Method 1: Using the Periodic Table
The easiest way to find the atomic mass of an element is by consulting the periodic table. The periodic table lists the atomic mass (usually below the element's symbol) for each element. This value is the weighted average of all naturally occurring isotopes. This is the most practical method for most purposes.
Example: Finding the Atomic Mass of Carbon
If you look up Carbon (C) on the periodic table, you'll find its atomic mass listed as approximately 12.01 amu. This is not the mass of a single carbon atom, but rather the average mass considering the natural abundance of its isotopes, Carbon-12 and Carbon-13.
Method 2: Calculating Atomic Mass from Isotopic Data
If you know the mass and relative abundance of each isotope of an element, you can calculate the average atomic mass yourself. This method requires a little more calculation but provides a deeper understanding of the concept.
Steps for Calculation:
- Identify the isotopes: Determine the mass number of each isotope of the element.

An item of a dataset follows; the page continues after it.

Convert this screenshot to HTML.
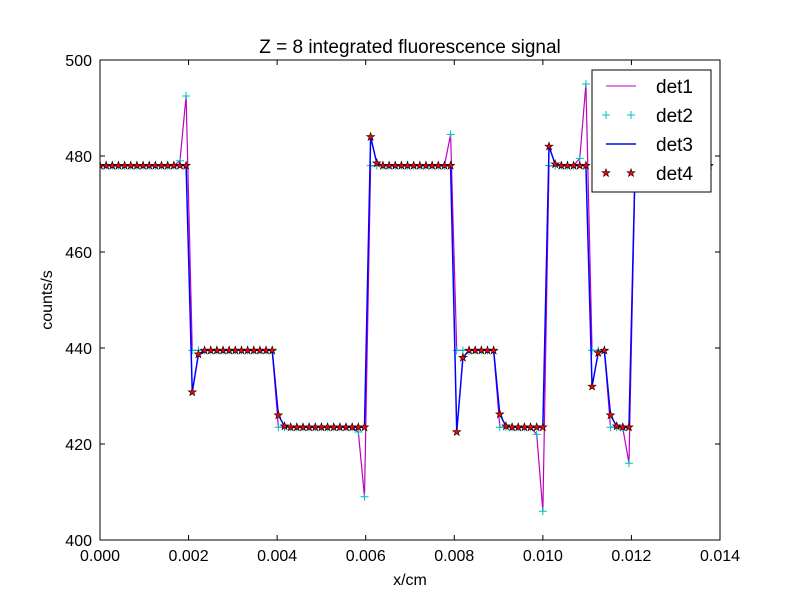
<!DOCTYPE html>
<html><head><meta charset="utf-8"><style>
body{margin:0;background:#fff;}
svg{display:block;font-family:"Liberation Sans","DejaVu Sans",sans-serif;}
</style></head><body>
<svg id="chart" width="800" height="600" xmlns="http://www.w3.org/2000/svg">
<rect width="800" height="600" fill="#fff"/>
<text x="410" y="53" font-size="19" text-anchor="middle">Z = 8 integrated fluorescence signal</text>
<text x="410" y="585" font-size="16" text-anchor="middle">x/cm</text>
<text x="52" y="300" font-size="16" text-anchor="middle" transform="rotate(-90 52 300)">counts/s</text>
<defs><clipPath id="plotclip"><rect x="100" y="60" width="620" height="480"/></clipPath></defs>
<g id="series" clip-path="url(#plotclip)"></g>
<g id="axes"></g>
<g id="legend">
<rect x="592" y="70" width="119" height="122" fill="#fff" stroke="#000" stroke-width="1"/>
<g><line x1="606" y1="86" x2="636" y2="86" stroke="#bf00bf" stroke-width="1"/><text x="656" y="93" font-size="19">det1</text></g>
<g><path d="M602 115h8M606 111v8M627 115h8M631 111v8" stroke="#00bfbf" stroke-width="1"/><text x="656" y="122" font-size="19">det2</text></g>
<g><line x1="606" y1="144" x2="636" y2="144" stroke="#0000ff" stroke-width="1.5"/><text x="656" y="151" font-size="19">det3</text></g>
<g id="leg4"><text x="656" y="180" font-size="19">det4</text></g>
</g>
</svg>
<script>
const N = 100;
const xMax = 0.01375;
const det1 = [478,478,478,478,478,478,478,478,478,478,478,478,478,479,492.5,439.5,439.5,439.5,439.5,439.5,439.5,439.5,439.5,439.5,439.5,439.5,439.5,439.5,439.5,423.5,423.5,423.5,423.5,423.5,423.5,423.5,423.5,423.5,423.5,423.5,423.5,423.5,422.5,409,478,478,478,478,478,478,478,478,478,478,478,478,478,484.5,439.5,439.5,439.5,439.5,439.5,439.5,439.5,423.5,423.5,423.5,423.5,423.5,423.5,422,406,478,478,478,478,478,479.5,495,439.5,439.5,439.5,423.5,423.5,423.3,416,478,478,478,478,478,478,478,478,478,478,478,478,478];
const det2 = det1.slice();
const det3 = [478,478,478,478,478,478,478,478,478,478,478,478,478,478,478,430.8,438.7,439.5,439.5,439.5,439.5,439.5,439.5,439.5,439.5,439.5,439.5,439.5,439.5,426,423.7,423.5,423.5,423.5,423.5,423.5,423.5,423.5,423.5,423.5,423.5,423.5,423.5,423.5,484,478.5,478,478,478,478,478,478,478,478,478,478,478,478,422.5,438,439.5,439.5,439.5,439.5,439.5,426.2,423.7,423.5,423.5,423.5,423.5,423.5,423.5,482,478.3,478,478,478,478,478,432,439,439.5,426,423.7,423.5,423.5,478,478,478,478,478,478,478,478,478,478,478,478,478];
const det4 = det3.slice();
const xTicks = [0,0.002,0.004,0.006,0.008,0.010,0.012,0.014];
const xTickLabels = ["0.000","0.002","0.004","0.006","0.008","0.010","0.012","0.014"];
const yTicks = [400,420,440,460,480,500];

const NS="http://www.w3.org/2000/svg";
const X0=100,X1=720,Y0=540,Y1=60;
function sx(v){return X0+(v-0)/(0.014-0)*(X1-X0);}
function sy(v){return Y0-(v-400)/(500-400)*(Y0-Y1);}
function xv(i){return i*xMax/(N-1);}
function mk(tag,attrs,parent){const e=document.createElementNS(NS,tag);for(const k in attrs)e.setAttribute(k,attrs[k]);parent.appendChild(e);return e;}
function starPath(cx,cy,r){let d="";for(let k=0;k<10;k++){const rr=k%2?r*0.4:r;const a=-Math.PI/2+k*Math.PI/5;d+=(k?"L":"M")+(cx+rr*Math.cos(a)).toFixed(2)+" "+(cy+rr*Math.sin(a)).toFixed(2);}return d+"Z";}
const g=document.getElementById('series');
function pts(arr){return arr.map((v,i)=>sx(xv(i)).toFixed(2)+","+sy(v).toFixed(2)).join(" ");}
const l1=mk('polyline',{points:pts(det1),fill:'none',stroke:'#bf00bf','stroke-width':1.2},g);


det2.forEach((v,i)=>{const cx=sx(xv(i)),cy=sy(v);
 const p=mk('path',{d:`M${cx-4} ${cy}h8M${cx} ${cy-4}v8`,stroke:'#00bfbf','stroke-width':1},g);
 
 });
const l3=mk('polyline',{points:pts(det3),fill:'none',stroke:'#0000ff','stroke-width':1.5},g);


det4.forEach((v,i)=>{const p=mk('path',{d:starPath(sx(xv(i)),sy(v),4.2),fill:'#ff0000',stroke:'#000','stroke-width':0.6},g);
 
 });
const leg4=document.getElementById('leg4');
mk('path',{d:starPath(606,173,4.2),fill:'#ff0000',stroke:'#000','stroke-width':0.6},leg4);
mk('path',{d:starPath(631,173,4.2),fill:'#ff0000',stroke:'#000','stroke-width':0.6},leg4);
const ax=document.getElementById('axes');
mk('rect',{x:X0,y:Y1,width:X1-X0,height:Y0-Y1,fill:'none',stroke:'#000','stroke-width':1},ax);
xTicks.forEach((t,i)=>{const x=sx(t);
 mk('path',{d:`M${x} ${Y0}v-5M${x} ${Y1}v5`,stroke:'#000'},ax);
 const tx=mk('text',{x:x,y:Y0+21,'font-size':16,'text-anchor':'middle'},ax);tx.textContent=xTickLabels[i];
 
 });
yTicks.forEach(t=>{const y=sy(t);
 mk('path',{d:`M${X0} ${y}h5M${X1} ${y}h-5`,stroke:'#000'},ax);
 const tx=mk('text',{x:X0-8,y:y+6,'font-size':16,'text-anchor':'end'},ax);tx.textContent=t;
 
 });
</script>
</body></html>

- Determine the isotopic abundance: Find the percentage abundance of each isotope. This information is usually provided in the problem or can be found in reference sources. Remember to express the percentage as a decimal (divide by 100).
- Calculate the weighted average: Multiply the mass of each isotope by its decimal abundance. Sum the results for all isotopes. This sum is the average atomic mass.

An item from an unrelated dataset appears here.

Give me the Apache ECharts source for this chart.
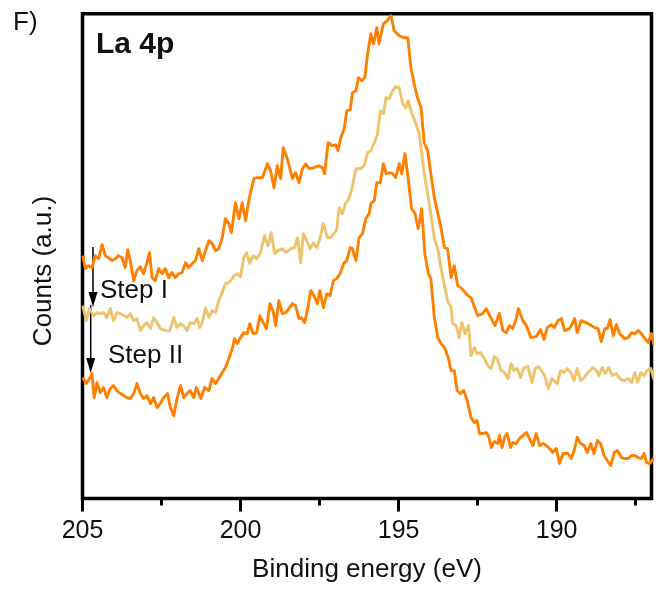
<!DOCTYPE html>
<html>
<head>
<meta charset="utf-8">
<script src="https://cdn.jsdelivr.net/npm/echarts@6/dist/echarts.min.js"></script>
<style>html,body{margin:0;padding:0;background:#fff}#c{width:656px;height:590px}</style>
</head>
<body>
<div id="c"></div>
<script>
// Binding energy (eV) and counts (a.u.)
const energyTop = [204.99,204.91,204.81,204.70,204.60,204.49,204.38,204.28,204.18,204.07,203.96,203.86,203.75,203.65,203.57,203.49,203.38,203.28,203.17,203.07,202.96,202.88,202.80,202.70,202.59,202.48,202.38,202.27,202.17,202.06,201.96,201.85,201.74,201.64,201.53,201.43,201.32,201.21,201.11,201.00,200.90,200.79,200.69,200.58,200.48,200.37,200.29,200.16,200.05,199.95,199.84,199.74,199.58,199.47,199.31,199.15,199.05,198.94,198.84,198.73,198.65,198.52,198.36,198.26,198.15,198.04,197.94,197.83,197.68,197.52,197.41,197.34,197.23,197.09,196.99,196.92,196.83,196.72,196.64,196.53,196.46,196.35,196.27,196.16,196.07,195.98,195.88,195.79,195.69,195.62,195.48,195.37,195.24,195.14,194.98,194.82,194.71,194.61,194.51,194.40,194.29,194.19,194.08,193.98,193.87,193.76,193.66,193.55,193.45,193.34,193.24,193.13,193.03,192.81,192.71,192.50,192.34,192.23,192.07,191.95,191.81,191.70,191.60,191.49,191.39,191.28,191.21,191.07,190.96,190.81,190.65,190.51,190.40,190.30,190.17,190.07,189.96,189.85,189.75,189.59,189.43,189.35,189.22,189.01,188.80,188.69,188.59,188.48,188.40,188.31,188.21,188.11,188.01,187.85,187.74,187.63,187.53,187.42,187.32,187.21,187.10,187.00,186.92];
const countsTop = [243,230,233,231,243,240,254,243,241,238,240,243,241,231,249,238,218,228,232,225,236,246,221,218,230,225,230,221,226,221,225,226,236,231,235,238,250,238,248,258,255,248,250,261,280,275,266,296,280,296,278,298,320,321,321,335,328,311,333,320,351,340,320,326,316,330,335,330,331,333,331,325,356,353,354,348,361,370,388,389,406,408,421,418,421,445,465,455,471,455,475,478,483,468,463,461,461,431,415,401,391,356,348,325,301,285,271,251,250,221,233,213,211,203,201,183,185,190,180,173,185,168,166,173,170,180,190,178,173,161,162,169,159,171,174,171,178,180,168,170,180,166,178,175,171,170,157,170,170,179,163,174,165,160,161,166,165,168,165,160,156,165,153];

const energyMid = [204.99,204.88,204.78,204.65,204.54,204.44,204.33,204.23,204.12,204.02,203.91,203.80,203.70,203.59,203.49,203.38,203.28,203.17,203.07,202.96,202.85,202.75,202.64,202.54,202.38,202.24,202.11,202.01,201.90,201.80,201.69,201.59,201.48,201.37,201.29,201.21,201.11,201.00,200.90,200.79,200.69,200.58,200.48,200.37,200.26,200.21,200.10,200.00,199.90,199.81,199.71,199.60,199.49,199.37,199.24,199.13,199.03,198.92,198.82,198.68,198.57,198.41,198.29,198.20,198.10,198.01,197.91,197.80,197.69,197.59,197.49,197.38,197.25,197.15,197.02,196.96,196.88,196.78,196.67,196.60,196.49,196.35,196.20,196.09,195.98,195.88,195.77,195.67,195.58,195.48,195.40,195.30,195.19,195.09,194.98,194.87,194.77,194.70,194.59,194.45,194.35,194.29,194.19,194.08,193.98,193.87,193.76,193.66,193.55,193.45,193.34,193.29,193.18,193.08,193.00,192.90,192.79,192.71,192.60,192.52,192.41,192.29,192.18,192.07,191.97,191.88,191.76,191.65,191.54,191.44,191.35,191.25,191.14,191.04,190.91,190.78,190.68,190.57,190.47,190.38,190.26,190.15,190.09,189.98,189.88,189.77,189.66,189.56,189.45,189.35,189.24,189.13,189.01,188.85,188.74,188.67,188.56,188.46,188.35,188.25,188.11,188.01,187.87,187.74,187.63,187.53,187.44,187.34,187.23,187.13,187.02,186.92];
const countsMid = [193,178,190,183,186,185,186,181,190,178,186,185,183,181,185,178,180,168,173,176,170,181,176,170,168,168,181,171,175,173,168,176,175,180,171,176,191,181,188,186,198,206,215,216,220,223,225,222,241,246,235,243,240,246,263,253,266,245,248,250,246,250,251,261,236,265,258,250,256,251,260,275,261,261,266,269,291,285,296,298,308,330,330,333,346,348,356,364,388,385,401,400,408,412,411,395,391,398,386,375,365,351,325,305,285,260,250,231,213,198,191,175,173,161,176,165,173,143,151,145,146,140,133,130,142,140,128,126,120,135,128,130,121,131,132,116,130,132,127,123,110,120,118,115,128,126,130,126,118,130,118,121,126,131,128,123,131,125,131,123,125,120,118,120,116,126,116,126,123,128,130,119];

const energyBot = [204.99,204.88,204.78,204.70,204.63,204.54,204.44,204.33,204.23,204.12,204.02,203.91,203.80,203.70,203.59,203.49,203.38,203.28,203.17,203.07,202.96,202.85,202.75,202.64,202.54,202.43,202.31,202.22,202.11,202.01,201.90,201.80,201.69,201.59,201.48,201.40,201.32,201.25,201.14,201.00,200.90,200.79,200.69,200.58,200.48,200.37,200.26,200.19,200.10,200.02,199.90,199.79,199.71,199.60,199.49,199.39,199.28,199.18,199.07,198.96,198.89,198.79,198.68,198.57,198.47,198.36,198.26,198.15,198.08,197.97,197.87,197.78,197.68,197.57,197.49,197.38,197.27,197.17,197.06,196.96,196.85,196.74,196.64,196.53,196.46,196.35,196.25,196.14,196.04,195.93,195.88,195.77,195.69,195.58,195.48,195.40,195.30,195.19,195.09,194.98,194.90,194.80,194.70,194.59,194.48,194.38,194.27,194.17,194.06,193.98,193.87,193.76,193.66,193.55,193.43,193.34,193.24,193.15,193.05,192.94,192.83,192.71,192.60,192.52,192.44,192.34,192.23,192.16,192.07,191.97,191.86,191.81,191.73,191.65,191.57,191.46,191.39,191.28,191.18,191.07,190.96,190.86,190.75,190.65,190.54,190.43,190.33,190.22,190.12,190.01,189.91,189.80,189.64,189.54,189.43,189.35,189.24,189.13,189.03,188.92,188.82,188.71,188.61,188.50,188.40,188.29,188.18,188.08,187.95,187.85,187.74,187.63,187.53,187.42,187.32,187.23,187.16,187.05,186.92];
const countsBot = [121,115,120,125,101,116,106,111,101,110,113,108,105,103,101,100,105,115,105,100,103,95,101,91,95,101,105,91,83,100,113,101,105,108,101,111,105,100,111,108,120,115,120,126,131,140,150,160,155,160,166,165,175,165,166,183,176,170,195,186,173,198,185,186,190,195,193,180,181,176,191,208,203,195,208,191,205,203,218,220,225,235,238,251,250,238,261,265,280,285,295,298,316,316,335,325,326,325,321,335,325,345,321,290,285,270,290,245,225,220,181,161,155,151,141,128,128,108,105,108,98,81,76,78,65,65,66,63,51,57,55,63,51,61,65,51,56,55,60,63,66,60,53,65,53,55,53,50,46,50,35,45,45,40,50,61,55,53,46,55,45,58,55,43,38,33,46,48,41,40,40,43,43,41,40,45,36,35,41];

const xTicks = [205, 200, 195, 190];
const xMinorTicks = [202.5, 197.5, 192.5, 187.5];

const FONT = '"Liberation Sans", Arial, Helvetica, sans-serif';
const dark = '#ff8000';
const light = '#edc36b';

function pairs(xs, ys) { return xs.map((x, i) => [x, ys[i]]); }

const chart = echarts.init(document.getElementById('c'), null, {renderer: 'canvas'});
chart.setOption({
  animation: false,
  backgroundColor: '#ffffff',
  grid: {left: 82.5, right: 4.5, top: 13.8, bottom: 91.5, show: true, borderColor: '#000', borderWidth: 3.5, backgroundColor: 'transparent'},
  xAxis: [{
    type: 'value', min: 187, max: 205, inverse: true,
    axisLine: {show: false},
    splitLine: {show: false},
    axisTick: {show: true, inside: false, length: 13, lineStyle: {color: '#000', width: 3}, customValues: xTicks},
    axisLabel: {show: true, margin: 20, fontSize: 25, color: '#111', fontFamily: FONT, customValues: xTicks},
    name: 'Binding energy (eV)', nameLocation: 'middle', nameGap: 58,
    nameTextStyle: {fontSize: 26, color: '#111', fontFamily: FONT}
  }, {
    type: 'value', min: 187, max: 205, inverse: true, position: 'bottom',
    axisLine: {show: false}, splitLine: {show: false},
    axisTick: {show: true, inside: false, length: 7, lineStyle: {color: '#000', width: 3}, customValues: xMinorTicks},
    axisLabel: {show: false}
  }],
  yAxis: {type: 'value', min: 0, max: 485, show: false},
  series: [
    {type: 'line', name: 'initial', data: pairs(energyTop, countsTop), showSymbol: false, lineStyle: {color: dark, width: 2.9, join: 'round'}, itemStyle: {color: dark}},
    {type: 'line', name: 'Step I', data: pairs(energyMid, countsMid), showSymbol: false, lineStyle: {color: light, width: 2.9, join: 'round'}, itemStyle: {color: light}},
    {type: 'line', name: 'Step II', data: pairs(energyBot, countsBot), showSymbol: false, lineStyle: {color: dark, width: 2.9, join: 'round'}, itemStyle: {color: dark}}
  ],
  graphic: [
    {type: 'text', x: 13, y: 23, style: {text: 'F)', font: '26px ' + FONT, fill: '#111', align: 'left', verticalAlign: 'middle'}},
    {type: 'text', x: 96, y: 45, style: {text: 'La 4p', font: 'bold 30px ' + FONT, fill: '#111', align: 'left', verticalAlign: 'middle'}},
    {type: 'text', x: 44, y: 271, rotation: Math.PI / 2, style: {text: 'Counts (a.u.)', font: '26px ' + FONT, fill: '#111', align: 'center', verticalAlign: 'middle'}},
    {type: 'text', x: 100, y: 291, style: {text: 'Step I', font: '26px ' + FONT, fill: '#111', align: 'left', verticalAlign: 'middle'}},
    {type: 'text', x: 108, y: 356, style: {text: 'Step II', font: '26px ' + FONT, fill: '#111', align: 'left', verticalAlign: 'middle'}},
    {type: 'line', shape: {x1: 93, y1: 247, x2: 93, y2: 295}, style: {stroke: '#000', lineWidth: 1.5}},
    {type: 'polygon', shape: {points: [[88.5, 292], [97.5, 292], [93, 307]]}, style: {fill: '#000'}},
    {type: 'line', shape: {x1: 90.7, y1: 305, x2: 90.7, y2: 360}, style: {stroke: '#000', lineWidth: 1.5}},
    {type: 'polygon', shape: {points: [[86.2, 358], [95.2, 358], [90.7, 373]]}, style: {fill: '#000'}}
  ]
});
</script>
</body>
</html>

Example: Calculating the Atomic Mass of Chlorine
Chlorine (Cl) has two main isotopes: Chlorine-35 (34.97 amu, 75.77% abundance) and Chlorine-37 (36.97 amu, 24.23% abundance).

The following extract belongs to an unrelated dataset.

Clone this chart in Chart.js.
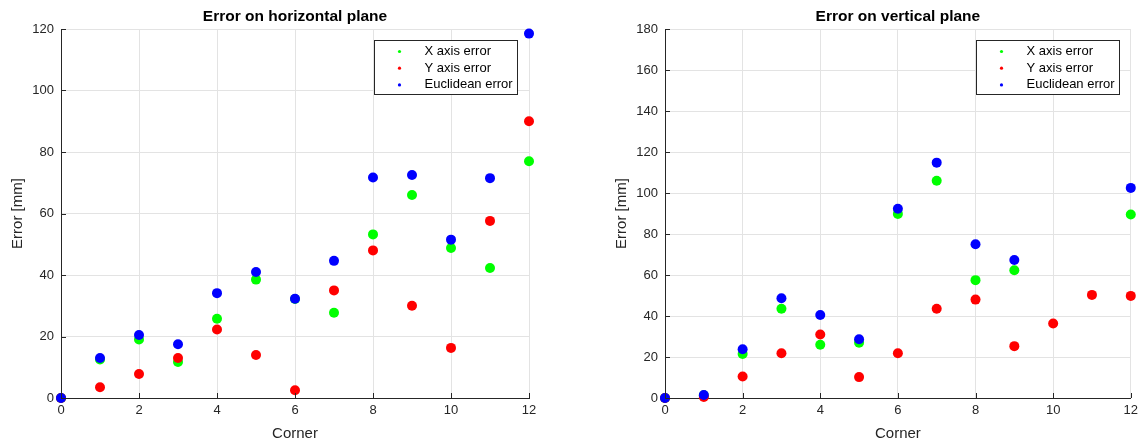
<!DOCTYPE html>
<html>
<head>
<meta charset="utf-8">
<script src="https://cdn.jsdelivr.net/npm/chart.js@4.4.1/dist/chart.umd.min.js"></script>
<style>
  html, body { margin: 0; padding: 0; background: #fff; }
  .wrap { position: absolute; top: 0; height: 443px; }
  #leftWrap { left: 0; width: 571px; }
  #rightWrap { left: 571px; width: 572px; }
</style>
</head>
<body>
<div class="wrap" id="leftWrap"><canvas id="chartH" width="571" height="443"></canvas></div>
<div class="wrap" id="rightWrap"><canvas id="chartV" width="572" height="443"></canvas></div>
<script>
// Datos (error en mm por esquina)
const corners = [0, 1, 2, 3, 4, 5, 6, 7, 8, 9, 10, 11, 12];

const horizX = [0, 12.5, 19.0, 11.7, 25.8, 38.5, 32.2, 27.7, 53.2, 66.0, 48.8, 42.3, 77.0];
const horizY = [0, 3.5, 7.8, 13.0, 22.3, 14.0, 2.5, 35.0, 48.0, 30.0, 16.3, 57.6, 90.0];
const horizE = [0, 13.0, 20.5, 17.5, 34.1, 41.0, 32.3, 44.6, 71.7, 72.5, 51.5, 71.5, 118.5];

const vertX = [0, 1.3, 21.5, 43.5, 26.0, 27.0, 89.8, 106.0, 57.5, 62.3, null, null, 89.5];
const vertY = [0, 0.5, 10.5, 21.8, 31.0, 10.2, 21.8, 43.5, 48.0, 25.3, 36.3, 50.3, 49.8];
const vertE = [0, 1.5, 23.8, 48.7, 40.5, 28.7, 92.3, 114.8, 75.0, 67.3, null, null, 102.5];

const xTicks = [0, 2, 4, 6, 8, 10, 12];
const seriesLabels = ['X axis error', 'Y axis error', 'Euclidean error'];

const GREEN = '#00ff00', RED = '#ff0000', BLUE = '#0000ff';
const INK = '#262626', GRID = '#e3e3e3';
const FONT = "'Liberation Sans', Arial, Helvetica, sans-serif";

// Convierte una serie en puntos {x, y}
function toPoints(values) {
    return corners.map((c, i) => ({ x: c, y: values[i] }));
}

// Titulo centrado sobre el area de la grafica, leyenda dentro del area y ticks hacia adentro
const matlabLook = {
    id: 'matlabLook',
    afterDraw(chart, args, opts) {
        const ctx = chart.ctx;
        const a = chart.chartArea;
        ctx.save();
        // ticks hacia adentro
        ctx.strokeStyle = INK;
        ctx.lineWidth = 1;
        const xs = chart.scales.x, ys = chart.scales.y;
        ctx.beginPath();
        xs.ticks.forEach(t => {
            const px = Math.round(xs.getPixelForValue(t.value)) + 0.5;
            ctx.moveTo(px, a.bottom); ctx.lineTo(px, a.bottom - 5);
        });
        ys.ticks.forEach(t => {
            const py = Math.round(ys.getPixelForValue(t.value)) + 0.5;
            ctx.moveTo(a.left, py); ctx.lineTo(a.left + 5, py);
        });
        ctx.stroke();
        // titulo
        ctx.fillStyle = '#000';
        ctx.font = 'bold 15.5px ' + FONT;
        ctx.textAlign = 'center';
        ctx.textBaseline = 'middle';
        ctx.fillText(opts.title, (a.left + a.right) / 2, a.top - 12);
        // leyenda
        const w = 143, h = 54;
        const bx = Math.round(a.right - 12 - w) + 0.5, by = Math.round(a.top + 11) + 0.5;
        ctx.fillStyle = '#fff';
        ctx.fillRect(bx, by, w, h);
        ctx.strokeStyle = INK;
        ctx.strokeRect(bx, by, w, h);
        ctx.font = '13px ' + FONT;
        ctx.textAlign = 'left';
        chart.data.datasets.forEach((ds, i) => {
            const cy = by + 11 + i * 16.7;
            ctx.fillStyle = ds.backgroundColor;
            ctx.beginPath();
            ctx.arc(bx + 25, cy, 1.6, 0, Math.PI * 2);
            ctx.fill();
            ctx.fillStyle = '#000';
            ctx.fillText(ds.label, bx + 50, cy);
        });
        ctx.restore();
    }
};

function makeChart(canvasId, xv, yv, ev, yMax, title, padLeft, padRight, titlePad) {
    const mk = (label, values, color, order) => ({
        label, data: toPoints(values), backgroundColor: color, borderWidth: 0,
        pointRadius: 5, pointHoverRadius: 5, order, clip: false
    });
    return new Chart(document.getElementById(canvasId), {
        type: 'scatter',
        data: {
            datasets: [
                mk(seriesLabels[0], xv, GREEN, 3),
                mk(seriesLabels[1], yv, RED, 2),
                mk(seriesLabels[2], ev, BLUE, 1)
            ]
        },
        plugins: [matlabLook],
        options: {
            responsive: false,
            animation: false,
            layout: { padding: { top: 29, right: padRight, left: 0, bottom: 0 } },
            plugins: { legend: { display: false }, tooltip: { enabled: false }, matlabLook: { title } },
            scales: {
                x: {
                    type: 'linear', min: 0, max: 12,
                    afterBuildTicks: (s) => { s.ticks = xTicks.map(v => ({ value: v })); },
                    afterFit: (s) => { s.height = 45; },
                    grid: { color: GRID, drawTicks: false },
                    border: { color: INK, width: 1 },
                    ticks: { color: INK, font: { family: FONT, size: 13 }, padding: 5, maxRotation: 0 },
                    title: { display: true, text: 'Corner', color: INK, font: { family: FONT, size: 15 }, padding: { top: 0, bottom: 0 } }
                },
                y: {
                    min: 0, max: yMax,
                    afterFit: (s) => { s.width = padLeft; },
                    grid: { color: GRID, drawTicks: false },
                    border: { color: INK, width: 1 },
                    ticks: { color: INK, font: { family: FONT, size: 13 }, padding: 7, stepSize: 20 },
                    title: { display: true, text: 'Error [mm]', color: INK, font: { family: FONT, size: 15 }, padding: { top: titlePad, bottom: 0 } }
                }
            }
        }
    });
}

makeChart('chartH', horizX, horizY, horizE, 120, 'Error on horizontal plane', 61, 42, 9);
makeChart('chartV', vertX, vertY, vertE, 180, 'Error on vertical plane', 94, 9, 42);
</script>
</body>
</html>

- Chlorine-35: (34.97 amu) * (0.7577) = 26.49 amu
- Chlorine-37: (36.97 amu) * (0.2423) = 8.95 amu
Total Atomic Mass: 26.49 amu + 8.95 amu = 35.44 amu
Therefore, the calculated average atomic mass of Chlorine is approximately 35.44 amu. This closely matches the value you would find on the periodic table.
Why is Atomic Mass Important?
Understanding atomic mass is essential for several reasons:
- Stoichiometry: It’s crucial for performing accurate stoichiometric calculations, allowing us to determine the amounts of reactants and products in chemical reactions.
- Nuclear Chemistry: In nuclear chemistry, understanding isotopes and their masses is vital for studying radioactive decay and nuclear reactions.
- Mass Spectrometry: Atomic mass is a fundamental parameter in mass spectrometry, a technique used to identify and quantify substances based on their mass-to-charge ratio.
By understanding these methods, you can confidently determine the atomic mass of any element, deepening your comprehension of fundamental chemistry concepts. Remember to always double-check your calculations and refer to reliable sources for isotopic abundance data.